False claim: Oprah Winfrey's comments appear to condone child abuse

Social media users have been sharing a video clip of Oprah Winfrey taken out of context and incorrectly headlined to allege she is condoning the sexual abuse of children. This is misleading and false.

Reuters Fact Check. REUTERS/Axel Schmidt

Examples can be seen ( here ) and ( here ) .

Most iterations of this claim link to a YouTube video clip of Winfrey that is low resolution and overlaid with emojis and text.

The original video, from which the clip is taken, is an interview called “Oprah Winfrey Presents: After Neverland” about the documentary “Leaving Neverland” that aired in 2019. In the video, Winfrey is interviewing Wade Robson and James Safechuck, who were subjects of the documentary, and Dan Reed, the director. ( here )

“Leaving Neverland”, in which two adult men say they were befriended by Jackson and were abused by him from the ages of seven and 10 in the early 1990s, was met with a mixture of horror and disbelief by audiences after a two-part airing on U.S. cable channel HBO ( here, here ).

Winfrey’s words have been taken out of context in the short video that is the subject of this check, and the video is misleadingly headlined to suggest she is condoning or promoting sexual abuse. The video singles out a two-minute section out of the original, almost hour-long interview, in which Winfrey talks about the topic of grooming.

The clip has also been edited together, leaving out a dialogue exchange between Winfrey and her guests. The original interview can be viewed on HBO, starting around 31 minutes in. ( )

The title of the short video reads “OPRAH SAYS ‘IT FEELS GOOD TO BE MOLESTED AS A CHILD’ & IF DONE RIGHT THE CHILD SHOULDN’T REMEMBER”. This is false. Oprah does not say this in the original video.

Winfrey talks about how an abuser can be someone that the victim knows personally and loves or admires. By gaining a victim’s trust, she says, the victim might not be aware of the abuse, and that abuse may in some circumstances feel good to the victim in that moment. She goes on to explain that this is “one of the reasons it’s so confusing for children”.

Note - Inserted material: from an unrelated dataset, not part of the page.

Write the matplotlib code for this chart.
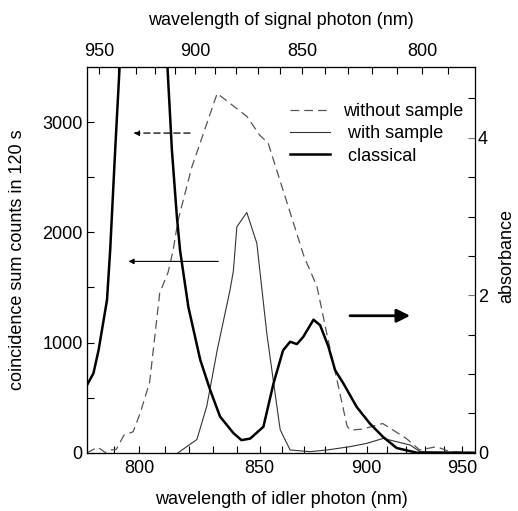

Winfrey, herself a sexual assault survivor, has been open about her own years-long experiences of abuse when she was a child. ( here ). In an interview with PEOPLE in 2018 she said: “It happened to me at 9, and then 10, and then 11, and then 12, 13, 14. You don’t have the language to begin to explain what’s happening to you. That’s why you feel you’re not going to be believed. And if the abuser, the molester, is any good, they will make you feel that you are complicit, that you were part of it. That’s what keeps you from telling.”

She told the story for the first time in 1989 on the Oprah Winfrey Show ( here ).


False. This video has been edited, taken out of context and given a misleading headline. In the HBO interview from which the clips were taken, Oprah Winfrey was not condoning child sexual abuse but discussing grooming and dynamics that can arise in situations of abuse.